Reporting

Capital Account Statement

A capital account statement tracks an LP’s contributions, distributions, fees, and ending balance in a fund.

Allocator relevance: A core reconciliation document for cash flows, performance measurement, and reporting integrity at the LP level.

Expanded Definition

Capital account statements provide an investor-specific ledger of activity over time. They support accounting, audit trails, and the calculation of key fund metrics. In private funds, this statement often becomes the “source of truth” for what was contributed, what was returned, and how fees and allocations were applied.

In allocator workflows, accurate capital accounts reduce disputes, speed up reporting, and improve confidence in the manager’s operational controls.

How It Works in Practice

Statements are typically produced by the fund administrator quarterly (or on another cadence) and included in reporting packages. LPs reconcile them against internal records, cash movements, and notices such as capital calls and distributions.

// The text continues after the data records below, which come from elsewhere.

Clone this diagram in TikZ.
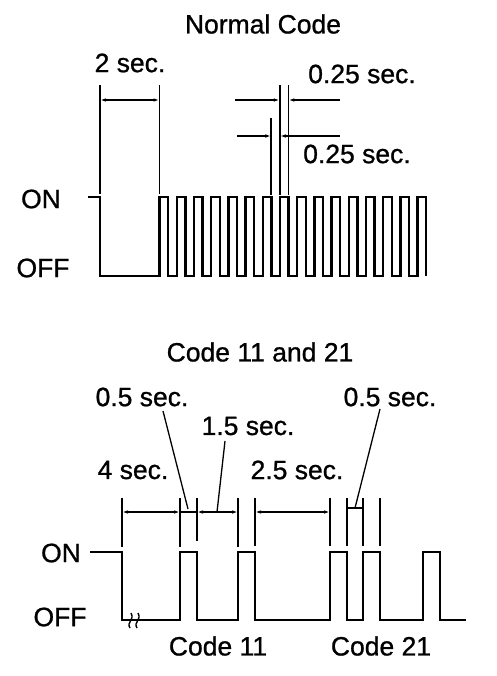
\documentclass[tikz,border=0pt]{standalone}
\usepackage{fontspec}
\setmainfont{Liberation Sans}[BoldFont=Liberation Sans, BoldFeatures={FakeBold=0.9}]
\usetikzlibrary{arrows.meta}
\tikzset{
  lbl/.style={inner sep=0pt, font=\fontsize{26.5}{30}\bfseries},
  wave/.style={line width=2.4pt, line join=miter},
  ext/.style={line width=1.5pt},
  dim/.style={line width=1.5pt, {Latex[length=6pt,width=3.5pt]}-{Latex[length=6pt,width=3.5pt]}},
  dimr/.style={line width=1.5pt, -{Latex[length=6pt,width=3.5pt]}},
  lead/.style={line width=1.3pt}
}
\begin{document}
\begin{tikzpicture}[x=1pt,y=-1pt]
\useasboundingbox (0,0) rectangle (496,676);
% ---------- Normal Code ----------
\node[lbl] (t1) at (263,24) {Normal Code};
\node[lbl] (s2) at (130,63) {2 sec.};
\node[lbl] (q1) at (362,74) {0.25 sec.};
\node[lbl] (q2) at (357,154) {0.25 sec.};
\node[lbl] (on1) at (41,199) {ON};
\node[lbl] (off1) at (43,268) {OFF};
% waveform
\draw[wave] (88,197) -- (100,197) -- (100,276) -- (159.5,276)
  \foreach \k in {0,...,14} { -- ++(0,-79) -- ++(8.6,0) -- ++(0,79) -- ++(8.6,0) }
  -- ++(0,-79) -- ++(8.6,0) -- ++(0,79);
% 2 sec dimension
\coordinate (a1) at (100,85); \coordinate (a2) at (100,194);
\coordinate (b1) at (159.5,85); \coordinate (b2) at (159.5,194);
\draw[ext] (a1) -- (a2);
\draw[ext] (b1) -- (b2);
\draw[dim] (100,100) -- (159.5,100);
% 0.25 sec markers
\coordinate (xa1) at (271.2,118); \coordinate (xa2) at (271.2,195);
\coordinate (xb1) at (279.8,85);  \coordinate (xb2) at (279.8,195);
\coordinate (xc1) at (288.4,85);  \coordinate (xc2) at (288.4,195);
\draw[ext] (xa1) -- (xa2);
\draw[ext] (xb1) -- (xb2);
\draw[ext] (xc1) -- (xc2);
\coordinate (u1) at (235,100); \coordinate (u2) at (279.8,100);
\coordinate (u3) at (340,100); \coordinate (u4) at (288.4,100);
\draw[dimr] (u1) -- (u2);
\draw[dimr] (u3) -- (u4);
\coordinate (l1) at (237,136); \coordinate (l2) at (271.2,136);
\coordinate (l3) at (340,136); \coordinate (l4) at (279.8,136);
\draw[dimr] (l1) -- (l2);
\draw[dimr] (l3) -- (l4);
% ---------- Code 11 and 21 ----------
\node[lbl] (t2) at (260,352) {Code 11 and 21};
\node[lbl] (h1) at (142,397) {0.5 sec.};
\node[lbl] (h2) at (248,426) {1.5 sec.};
\node[lbl] (h3) at (133,470) {4 sec.};
\node[lbl] (h4) at (297,470) {2.5 sec.};
\node[lbl] (h5) at (390,397) {0.5 sec.};
\node[lbl] (on2) at (61,553) {ON};
\node[lbl] (off2) at (60,617) {OFF};
\node[lbl] (c11) at (218,646) {Code 11};
\node[lbl] (c21) at (381,646) {Code 21};
% waveform
\draw[wave] (90,552) -- (122,552) -- (122,620) -- (180,620) -- (180,552) -- (197,552)
  -- (197,620) -- (238,620) -- (238,552) -- (255,552) -- (255,620)
  -- (330,620) -- (330,552) -- (347,552) -- (347,620) -- (363,620) -- (363,552)
  -- (380,552) -- (380,620) -- (423,620) -- (423,552) -- (440,552) -- (440,620) -- (466,620);
% break mark
\draw[line width=1.4pt] (130,628) .. controls (126,622) and (135,620) .. (131,613);
\draw[line width=1.4pt] (137,628) .. controls (133,622) and (142,620) .. (138,613);
% extension lines
\foreach \xx/\yb in {122/547,180/547,197/541,238/547,255/546,330/546,347/546,363/546,380/546}{
  \draw[ext] (\xx,498) -- (\xx,\yb);
}
% dimension lines
\draw[dim] (122,512) -- (180,512);
\draw[ext] (180,512) -- (197,512);
\draw[dim] (197,512) -- (238,512);
\draw[dim] (255,512) -- (330,512);
\draw[ext] (347,508) -- (363,508);
% leaders
\coordinate (k1) at (188,509);
\coordinate (k2) at (217,512);
\coordinate (k3) at (355,508);
\draw[lead] (163,411) -- (k1);
\draw[lead] (225,441) -- (k2);
\draw[lead] (380,409) -- (k3);
\end{tikzpicture}
\end{document}
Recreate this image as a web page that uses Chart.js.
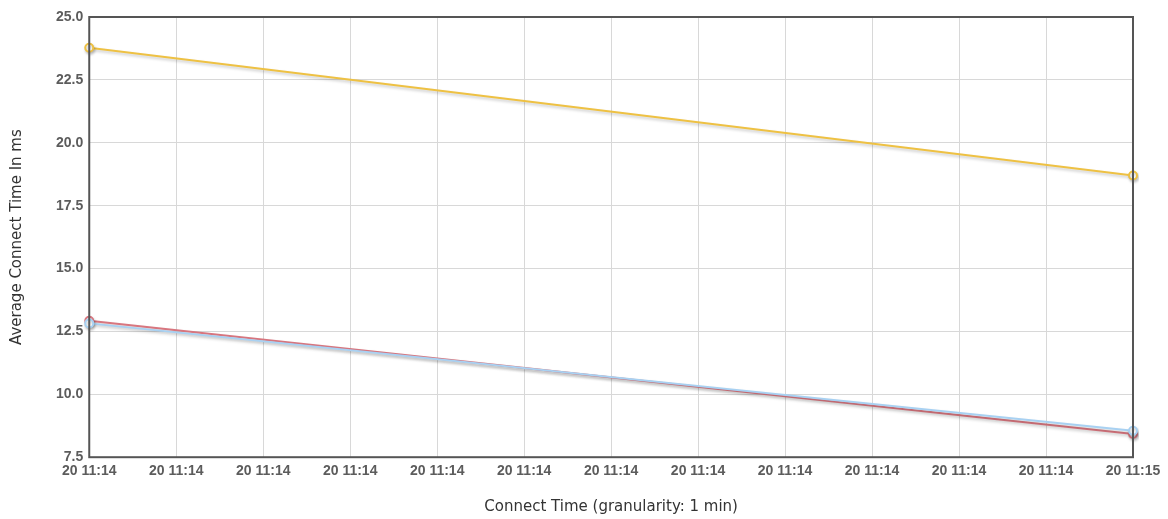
<!DOCTYPE html>
<html>
<head>
<meta charset="utf-8">
<script src="https://cdn.jsdelivr.net/npm/chart.js@4/dist/chart.umd.min.js"></script>
<style>
  html, body { margin: 0; padding: 0; background: #fff; }
  #wrap { width: 1168px; height: 519px; }
</style>
</head>
<body>
<div id="wrap"><canvas id="connectChart"></canvas></div>
<script>
const labels = [
  '20 11:14', '20 11:14', '20 11:14', '20 11:14', '20 11:14', '20 11:14', '20 11:14',
  '20 11:14', '20 11:14', '20 11:14', '20 11:14', '20 11:14', '20 11:15'
];
const yellowSeries = [23.78, null, null, null, null, null, null, null, null, null, null, null, 18.70];
const redSeries = [12.92, null, null, null, null, null, null, null, null, null, null, null, 8.42];
const blueSeries = [12.82, null, null, null, null, null, null, null, null, null, null, null, 8.55];

// soft grey shadow under the lines
const lineShadow = {
  id: 'lineShadow',
  beforeDatasetsDraw(chart) {
    const ctx = chart.ctx;
    ctx.save();
    ctx.shadowColor = 'rgba(0,0,0,0.22)';
    ctx.shadowBlur = 3;
    ctx.shadowOffsetX = 1;
    ctx.shadowOffsetY = 2;
  },
  afterDatasetsDraw(chart) {
    chart.ctx.restore();
  }
};

// dark frame round the plot area
const plotFrame = {
  id: 'plotFrame',
  afterDraw(chart) {
    const { ctx, chartArea } = chart;
    ctx.save();
    ctx.strokeStyle = '#555';
    ctx.lineWidth = 2;
    ctx.strokeRect(chartArea.left, chartArea.top, chartArea.right - chartArea.left, chartArea.bottom - chartArea.top);
    ctx.restore();
  }
};

const dataset = (data, color, order) => ({
  data: data,
  order: order,
  borderColor: color,
  backgroundColor: '#fff',
  borderWidth: 2,
  pointRadius: 4,
  pointBorderWidth: 2,
  pointBackgroundColor: '#fff',
  pointBorderColor: color,
  spanGaps: true,
  fill: false,
  tension: 0
});

const tickFont = { family: 'Liberation Sans', size: 14, weight: 'bold' };
const titleFont = { family: 'DejaVu Sans', size: 15 };

const ctx = document.getElementById('connectChart').getContext('2d');
new Chart(ctx, {
  type: 'line',
  data: {
    labels: labels,
    datasets: [
      dataset(yellowSeries, '#eec143', 2),
      dataset(redSeries, '#d8767f', 1),
      dataset(blueSeries, '#a8d1f2', 0)
    ]
  },
  options: {
    responsive: true,
    maintainAspectRatio: false,
    animation: false,
    layout: { padding: { top: 17, right: 35, bottom: 3, left: 8 } },
    plugins: {
      legend: { display: false },
      tooltip: { enabled: false }
    },
    scales: {
      x: {
        offset: false,
        grid: { color: '#d8d8d8', drawTicks: false },
        border: { display: false },
        ticks: {
          autoSkip: false,
          maxRotation: 0,
          padding: 6,
          color: '#5c5c5c',
          font: tickFont
        },
        title: {
          display: true,
          text: 'Connect Time (granularity: 1 min)',
          color: '#333',
          padding: { top: 12, bottom: 0 },
          font: titleFont
        }
      },
      y: {
        min: 7.5,
        max: 25,
        grid: { color: '#d8d8d8', drawTicks: false },
        border: { display: false },
        ticks: {
          stepSize: 2.5,
          padding: 6,
          color: '#5c5c5c',
          font: tickFont,
          callback: (v) => v.toFixed(1)
        },
        title: {
          display: true,
          text: 'Average Connect Time In ms',
          color: '#333',
          padding: { top: 0, bottom: 24 },
          font: titleFont
        }
      }
    }
  },
  plugins: [lineShadow, plotFrame]
});
</script>
</body>
</html>
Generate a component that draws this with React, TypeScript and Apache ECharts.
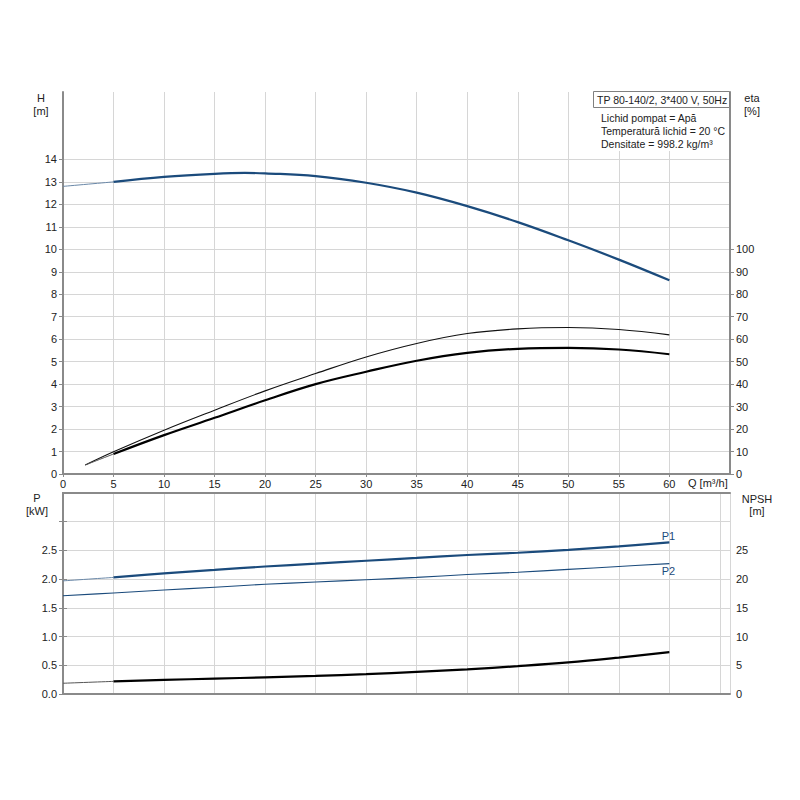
import React, { useEffect, useRef } from "react";
import * as echarts from "echarts";

const Q_H = [0, 5, 10, 15, 18, 20, 25, 30, 35, 40, 45, 50, 55, 60];
const H = [12.8, 13.0, 13.22, 13.36, 13.4, 13.38, 13.26, 12.96, 12.52, 11.92, 11.21, 10.4, 9.54, 8.62];

const Q_ETA = [2.2, 5, 10, 15, 20, 25, 30, 35, 40, 45, 50, 55, 60];
const ETA_LOWER = [4.0, 8.9, 17.3, 25.0, 32.8, 40.0, 45.5, 50.4, 53.9, 55.7, 56.1, 55.4, 53.3];
const ETA_UPPER = [4.0, 9.9, 19.5, 28.4, 37.0, 44.7, 52.1, 58.1, 62.5, 64.6, 65.2, 64.3, 61.9];

const Q_P = [0, 5, 10, 15, 20, 25, 30, 35, 40, 45, 50, 55, 60];
const P1 = [1.97, 2.03, 2.1, 2.16, 2.22, 2.27, 2.32, 2.37, 2.42, 2.46, 2.51, 2.57, 2.64];
const P2 = [1.71, 1.76, 1.81, 1.86, 1.91, 1.95, 1.99, 2.03, 2.08, 2.12, 2.17, 2.22, 2.27];
const NPSH = [1.87, 2.2, 2.45, 2.68, 2.9, 3.15, 3.45, 3.85, 4.3, 4.85, 5.5, 6.35, 7.3];

const X_LABELS = [0, 5, 10, 15, 20, 25, 30, 35, 40, 45, 50, 55, 60];
const H_LABELS = [0, 1, 2, 3, 4, 5, 6, 7, 8, 9, 10, 11, 12, 13, 14];
const ETA_LABELS = [0, 10, 20, 30, 40, 50, 60, 70, 80, 90, 100];
const P_LABELS = [0, 0.5, 1, 1.5, 2, 2.5];
const P_TICKS = [0, 0.5, 1, 1.5, 2, 2.5, 3];
const NPSH_LABELS = [0, 5, 10, 15, 20, 25];
const NPSH_TICKS = [0, 5, 10, 15, 20, 25, 30];

const INFO_TITLE = "TP 80-140/2, 3*400 V, 50Hz";
const INFO_LINES = ["Lichid pompat = Apă", "Temperatură lichid = 20 °C", "Densitate = 998.2 kg/m³"];

const FONT = "'Liberation Sans', Arial, sans-serif";
const BLUE = "#1b4b7c";
const AXIS_COLOR = "#8a8a8a";
const GRID_COLOR = "#d6d6d6";

const zip = (xs: number[], ys: number[]) => xs.map((x, i) => [x, ys[i]]);
const head = (xs: number[], ys: number[], lim: number) =>
  zip(xs, ys).filter((p) => p[0] <= lim);
const tail = (xs: number[], ys: number[], lim: number) =>
  zip(xs, ys).filter((p) => p[0] >= lim);

export default function App() {
  const ref = useRef<HTMLDivElement>(null);
  useEffect(() => {
    if (!ref.current) return;
    const chart = echarts.init(ref.current, null, { renderer: "svg" });
    const labelStyle = { color: "#222", fontSize: 11, fontFamily: FONT };
    const axisLine = { show: true, lineStyle: { color: AXIS_COLOR, width: 2 } };
    const xAxisBase = (grid: number, labels: boolean) => ({
      type: "value",
      gridIndex: grid,
      min: 0,
      max: 66,
      interval: 5,
      axisLine: { ...axisLine, onZero: false },
      axisTick: labels
        ? { show: true, length: 3, lineStyle: { color: AXIS_COLOR }, customValues: X_LABELS }
        : { show: false },
      axisLabel: labels
        ? { show: true, ...labelStyle, margin: 4, customValues: X_LABELS }
        : { show: false },
      splitLine: { show: true, lineStyle: { color: GRID_COLOR, width: 1 } },
    });
    const line = (
      name: string,
      data: number[][],
      xi: number,
      yi: number,
      color: string,
      width: number,
      extra: any = {}
    ) => ({
      name,
      type: "line",
      xAxisIndex: xi,
      yAxisIndex: yi,
      data,
      smooth: 0.4,
      showSymbol: false,
      symbol: "none",
      lineStyle: { color, width },
      z: 5,
      ...extra,
    });
    chart.setOption({
      animation: false,
      backgroundColor: "#ffffff",
      grid: [
        { left: 63, right: 70, top: 92, height: 382, containLabel: false },
        { left: 63, right: 70, top: 493, height: 201, containLabel: false },
      ],
      xAxis: [
        xAxisBase(0, true),
        xAxisBase(1, false),
        {
          type: "value",
          gridIndex: 1,
          position: "top",
          min: 0,
          max: 66,
          axisLine: { ...axisLine, onZero: false },
          axisTick: { show: false },
          axisLabel: { show: false },
          splitLine: { show: false },
        },
      ],
      yAxis: [
        {
          type: "value",
          gridIndex: 0,
          position: "left",
          min: 0,
          max: 17,
          interval: 1,
          axisLine,
          axisTick: { show: true, length: 4, lineStyle: { color: AXIS_COLOR }, customValues: H_LABELS },
          axisLabel: { ...labelStyle, margin: 6, customValues: H_LABELS },
          splitLine: { show: true, lineStyle: { color: GRID_COLOR, width: 1 } },
        },
        {
          type: "value",
          gridIndex: 0,
          position: "right",
          min: 0,
          max: 170,
          interval: 10,
          axisLine,
          axisTick: { show: true, length: 4, lineStyle: { color: AXIS_COLOR }, customValues: ETA_LABELS },
          axisLabel: { ...labelStyle, margin: 6, customValues: ETA_LABELS },
          splitLine: { show: false },
        },
        {
          type: "value",
          gridIndex: 1,
          position: "left",
          min: 0,
          max: 3.5,
          interval: 0.5,
          axisLine,
          axisTick: { show: true, length: 4, lineStyle: { color: AXIS_COLOR }, customValues: P_TICKS },
          axisLabel: {
            ...labelStyle,
            margin: 6,
            customValues: P_LABELS,
            formatter: (v: number) => v.toFixed(1),
          },
          splitLine: { show: true, lineStyle: { color: GRID_COLOR, width: 1 } },
        },
        {
          type: "value",
          gridIndex: 1,
          position: "right",
          min: 0,
          max: 35,
          interval: 5,
          axisLine,
          axisTick: { show: true, length: 4, lineStyle: { color: AXIS_COLOR }, customValues: NPSH_TICKS },
          axisLabel: { ...labelStyle, margin: 6, customValues: NPSH_LABELS },
          splitLine: { show: false },
        },
      ],
      series: [
        line("H ext", head(Q_H, H, 5), 0, 0, "#6a88a8", 1),
        line("H", tail(Q_H, H, 5), 0, 0, BLUE, 2.2),
        line("eta upper", zip(Q_ETA, ETA_UPPER), 0, 1, "#111", 1.1),
        line("eta lower ext", head(Q_ETA, ETA_LOWER, 5), 0, 1, "#555", 1),
        line("eta lower", tail(Q_ETA, ETA_LOWER, 5), 0, 1, "#000", 2.2),
        line("P1 ext", head(Q_P, P1, 5), 1, 2, "#6a88a8", 1),
        line("P1", tail(Q_P, P1, 5), 1, 2, BLUE, 2.2, {
          endLabel: {
            show: true,
            formatter: "P1",
            color: BLUE,
            fontSize: 11,
            fontFamily: FONT,
            align: "center",
            verticalAlign: "bottom",
            distance: 0,
            offset: [-1, -1],
          },
        }),
        line("P2", zip(Q_P, P2), 1, 2, BLUE, 1.1, {
          endLabel: {
            show: true,
            formatter: "P2",
            color: BLUE,
            fontSize: 11,
            fontFamily: FONT,
            align: "center",
            verticalAlign: "top",
            distance: 0,
            offset: [-1, 2],
          },
        }),
        line("NPSH ext", head(Q_P, NPSH, 5), 1, 3, "#555", 1),
        line("NPSH", tail(Q_P, NPSH, 5), 1, 3, "#000", 2.2),
      ],
      graphic: [
        { type: "text", z: 100, x: 41, y: 98, style: { text: "H", ...gtext("center", 11) } },
        { type: "text", z: 100, x: 41, y: 111, style: { text: "[m]", ...gtext("center", 11) } },
        { type: "text", z: 100, x: 752, y: 98, style: { text: "eta", ...gtext("center", 11) } },
        { type: "text", z: 100, x: 752, y: 111, style: { text: "[%]", ...gtext("center", 11) } },
        { type: "text", z: 100, x: 37, y: 498, style: { text: "P", ...gtext("center", 11) } },
        { type: "text", z: 100, x: 37, y: 511, style: { text: "[kW]", ...gtext("center", 11) } },
        { type: "text", z: 100, x: 757, y: 499, style: { text: "NPSH", ...gtext("center", 11) } },
        { type: "text", z: 100, x: 757, y: 511, style: { text: "[m]", ...gtext("center", 11) } },
        { type: "text", z: 100, x: 688, y: 483, style: { text: "Q [m³/h]", ...gtext("left", 11) } },
        {
          type: "rect",
          z: 100,
          shape: { x: 599, y: 107, width: 129, height: 44 },
          style: { fill: "#ffffff", stroke: "none" },
        },
        {
          type: "rect",
          z: 101,
          shape: { x: 593.5, y: 91.5, width: 136, height: 16 },
          style: { fill: "#ffffff", stroke: "#808080", lineWidth: 1 },
        },
        { type: "text", z: 102, x: 597, y: 99.5, style: { text: INFO_TITLE, ...gtext("left", 10.5) } },
        ...INFO_LINES.map((t, i) => ({
          type: "text",
          z: 102,
          x: 601,
          y: 118 + i * 13,
          style: { text: t, ...gtext("left", 10.5) },
        })),
      ],
    });
    return () => chart.dispose();
  }, []);
  return (
    <div
      ref={ref}
      style={{ position: "absolute", left: 0, top: 0, width: 800, height: 800, background: "#fff" }}
    />
  );
}

function gtext(align: string, size: number) {
  return {
    fill: "#222",
    font: `${size}px ${FONT}`,
    align,
    verticalAlign: "middle",
  } as any;
}
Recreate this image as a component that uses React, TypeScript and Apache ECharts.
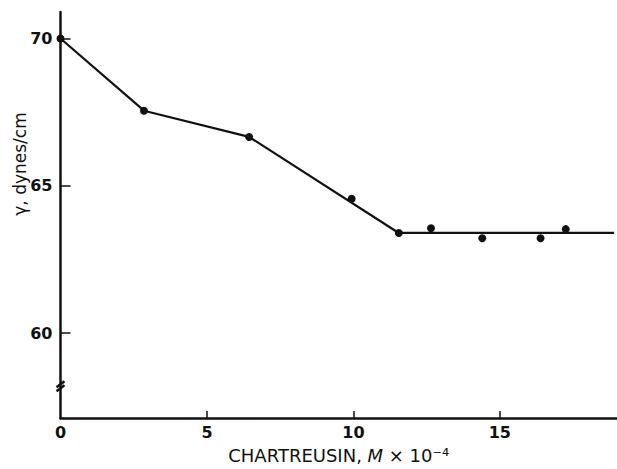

Decision Authority and Governance

Reliability depends on administrator quality, controls, data lineage, and valuation policy consistency. Governance should ensure corrections are tracked and communicated transparently.

Common Misconceptions

  • Capital accounts are identical to NAV reporting.
  • Minor errors don’t matter for LP reporting.
  • Statements don’t require traceable data lineage.

Key Takeaways

  • LP-level cash flow truth source.
  • Enables reconciliation and performance calculation.
  • Operational maturity shows up in accuracy and timeliness.